In the techniques disclosed in the above-mentioned references, the digital audio information is carried using multilevel (e.g., multiphase) modulation. A well known type of multiphase modulation is quadrature phase shift keyed ("QPSK") modulation. Advantages of QPSK modulation are discussed in C. Robbins, "Digital Audio for Cable Television", 1986 NCTA Technical Papers, Dallas, Tex., Mar. 15-18, 1986, pp. 21-24.
In a QPSK transmission, an in-phase component I and an out-of-phase component Q (typically, 90.degree. out of phase with the I component) are provided. The I and Q components are processed in a well known manner to recover the original digital data that was used to modulate the QPSK signal. In the past, the I and Q components have been detected from the transmitted signal on which they are carried using a phase reference derived independently of the modulated data carrier. An example of such a demodulator is provided in FIG. 6 of the above-mentioned U.S. Pat. No. 4,821,097.
In order to control access to program data carried on a cable television or satellite television system, the data is encrypted as described, for example, in U.S. Pat. No. 4,613,901 entitled "Signal Encryption and Distribution System for Controlling Scrambling and Selective Remote Descrambling of Television Signals" to Gilhousen, et al, and U.S. Pat. No. 4,563,702 entitled "Video Signal Scrambling and Descrambling Systems" to Heller, et al. These systems provide for digital stereo audio transmission in the horizontal blanking interval of a National Television Standards Committee ("NTSC") television signal. Other, less sophisticated scrambling systems for the video portions of television signals are well known.
The encryption of digital data for transmission via a subscription television network requires the insertion of various cryptographic key information and control data within a data stream carrying the program data. Some of the data, commonly referred to as "tag data" is specific to a particular program being communicated. Other data, sometimes referred to as "addressable control data" or "receiver control data" is not specific to any particular program, but may be specific to a particular addressable subscriber terminal, such as a set top converter coupled between the incoming cable and the subscriber's television set.

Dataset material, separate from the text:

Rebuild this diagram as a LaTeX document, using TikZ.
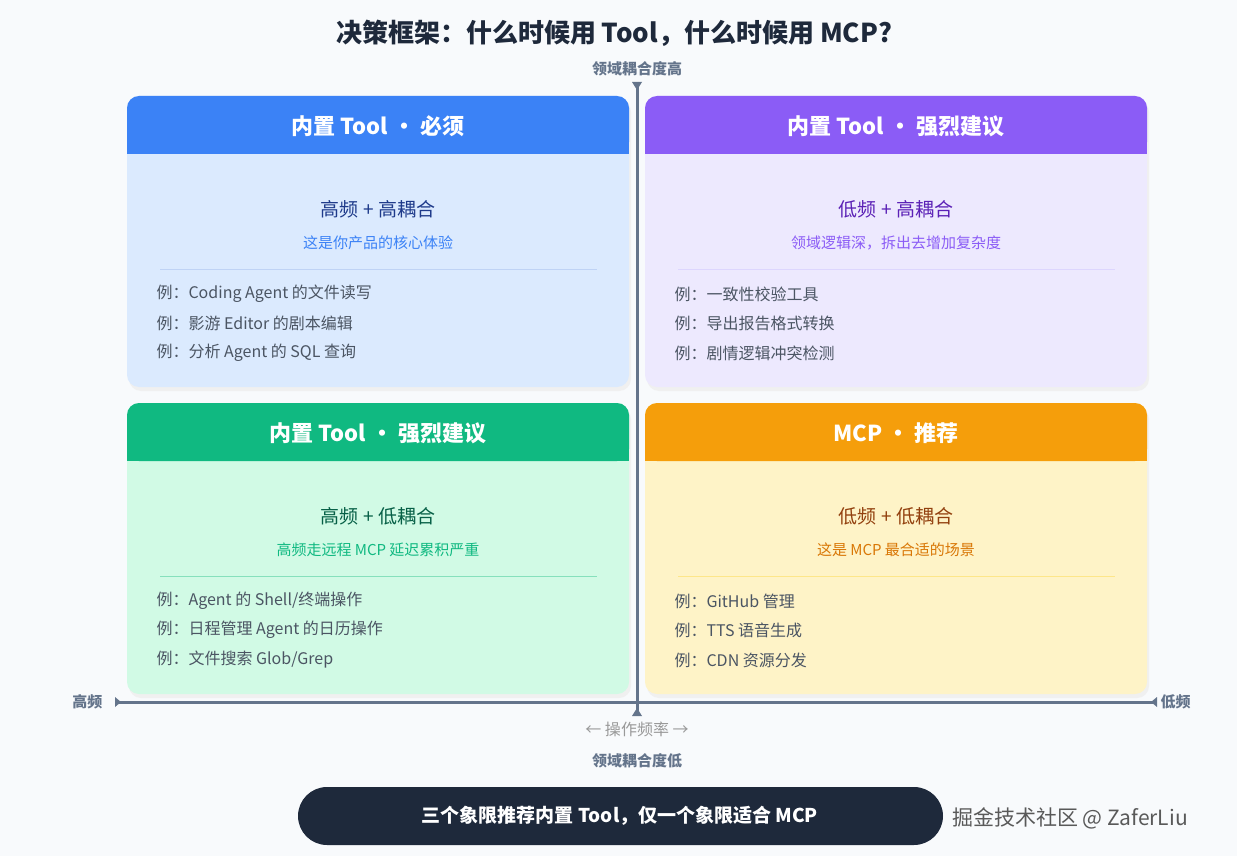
\documentclass[tikz,border=0pt]{standalone}
\usepackage{fontspec}
\setmainfont{Noto Sans CJK SC}
\usetikzlibrary{arrows.meta}
\definecolor{bg}{HTML}{F8FAFC}
\definecolor{axis}{HTML}{64748B}
\definecolor{ex}{HTML}{4B5563}
\definecolor{hA}{HTML}{3B82F6}\definecolor{bA}{HTML}{DBEAFE}\definecolor{tA}{HTML}{1E3A8A}\definecolor{sA}{HTML}{3B82F6}\definecolor{lA}{HTML}{BFD3F5}
\definecolor{hB}{HTML}{8B5CF6}\definecolor{bB}{HTML}{EDE9FE}\definecolor{tB}{HTML}{5B21B6}\definecolor{sB}{HTML}{8B5CF6}\definecolor{lB}{HTML}{DDD6FE}
\definecolor{hC}{HTML}{10B981}\definecolor{bC}{HTML}{D1FAE5}\definecolor{tC}{HTML}{065F46}\definecolor{sC}{HTML}{10B981}\definecolor{lC}{HTML}{86E0BC}
\definecolor{hD}{HTML}{F59E0B}\definecolor{bD}{HTML}{FEF3C7}\definecolor{tD}{HTML}{92400E}\definecolor{sD}{HTML}{D97706}\definecolor{lD}{HTML}{FDE68A}
\definecolor{pill}{HTML}{1E293B}
\tikzset{
 hdr/.style={font=\bfseries\fontsize{22}{26}\selectfont,text=white},
 ctitle/.style={font=\fontsize{19}{22}\selectfont},
 csub/.style={font=\fontsize{15}{18}\selectfont},
 exl/.style={font=\fontsize{16}{19}\selectfont,text=ex,anchor=west},
 axl/.style={font=\bfseries\fontsize{15}{18}\selectfont,text=axis},
}
\newcommand{\quadcard}[9]{%
 \fill[black!6,rounded corners=12pt] (#1+2,-#2-4) rectangle (#1+504,-#2-295);
 \fill[b#3,rounded corners=12pt] (#1,-#2) rectangle (#1+502,-#2-291);
 \fill[h#3,rounded corners=12pt] (#1,-#2) rectangle (#1+502,-#2-58);
 \fill[h#3] (#1,-#2-30) rectangle (#1+502,-#2-58);
 \node[hdr] (h#3) at (#1+251,-#2-30) {#4};
 \node[ctitle,text=t#3] (t#3) at (#1+251,-#2-113) {#5};
 \node[csub,text=s#3] (s#3) at (#1+251,-#2-147) {#6};
 \draw[l#3,line width=1pt] (#1+33,-#2-173) -- (#1+470,-#2-173);
 \node[exl] (ea#3) at (#1+26,-#2-198) {#7};
 \node[exl] (eb#3) at (#1+26,-#2-227) {#8};
 \node[exl] (ec#3) at (#1+26,-#2-257) {#9};
}
\begin{document}
\begin{tikzpicture}[x=1pt,y=1pt]
\fill[bg] (0,0) rectangle (1237,-856);
\useasboundingbox (0,0) rectangle (1237,-856);
\node[font=\bfseries\fontsize{26}{30}\selectfont,text=pill] (title) at (614,-33) {决策框架：什么时候用 Tool，什么时候用 MCP?};
\quadcard{127}{96}{A}{内置 Tool · 必须}{高频 + 高耦合}{这是你产品的核心体验}{例：Coding Agent 的文件读写}{例：影游 Editor 的剧本编辑}{例：分析 Agent 的 SQL 查询}
\quadcard{645}{96}{B}{内置 Tool · 强烈建议}{低频 + 高耦合}{领域逻辑深，拆出去增加复杂度}{例：一致性校验工具}{例：导出报告格式转换}{例：剧情逻辑冲突检测}
\quadcard{127}{403}{C}{内置 Tool · 强烈建议}{高频 + 低耦合}{高频走远程 MCP 延迟累积严重}{例：Agent 的 Shell/终端操作}{例：日程管理 Agent 的日历操作}{例：文件搜索 Glob/Grep}
\quadcard{645}{403}{D}{MCP · 推荐}{低频 + 低耦合}{这是 MCP 最合适的场景}{例：GitHub 管理}{例：TTS 语音生成}{例：CDN 资源分发}
\coordinate (vt) at (637,-82); \coordinate (vb) at (637,-716);
\coordinate (hl) at (115,-702); \coordinate (hr) at (1157,-702);
\draw[axis,line width=3pt] (vt) -- (vb);
\draw[axis,line width=3pt] (hl) -- (hr);
\fill[axis] (632,-82) -- (642,-82) -- (637,-90) -- cycle;
\fill[axis] (632,-716) -- (642,-716) -- (637,-708) -- cycle;
\fill[axis] (115,-697) -- (115,-707) -- (121,-702) -- cycle;
\fill[axis] (1157,-697) -- (1157,-707) -- (1151,-702) -- cycle;
\node[axl] (yhi) at (637,-69) {领域耦合度高};
\node[axl] (ylo) at (637,-761) {领域耦合度低};
\node[axl,anchor=east] (xhi) at (106,-702) {高频};
\node[axl,anchor=west] (xlo) at (1157,-702) {低频};
\node[font=\fontsize{16}{19}\selectfont,text=black!40] (xl) at (637,-729) {← 操作频率 →};
\fill[pill,rounded corners=29pt] (298,-787) rectangle (943,-845);
\node[font=\bfseries\fontsize{19}{22}\selectfont,text=white] (sum) at (620,-816) {三个象限推荐内置 Tool，仅一个象限适合 MCP};
\node[font=\fontsize{21}{24}\selectfont,text=black!65] (wm) at (1070,-818) {掘金技术社区 @ ZaferLiu};
\end{tikzpicture}
\end{document}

In the case of digital audio data, which is advantageously encoded using the Dolby.RTM. adaptive delta modulation ("ADM") encoding system, the digital audio data must also be accompanied by step data and emphasis data necessary to reproduce the original audio program. The integration of these various categories of data (i.e., tag data, receiver control data, encryption data, step data and emphasis data) for transmission is a complicated engineering problem that can impact the ultimate cost of the communication system components.
It would be advantageous to provide a system for communicating different categories of digital data in a single data stream. Since any communication system will consist of only a few transmitters but literally millions of receivers, it would be further advantageous to configure the data stream format such that the data can be recovered using receivers that are relatively inexpensive to manufacture and install. The present invention provides a system and receiver apparatus enjoying the aforementioned advantages.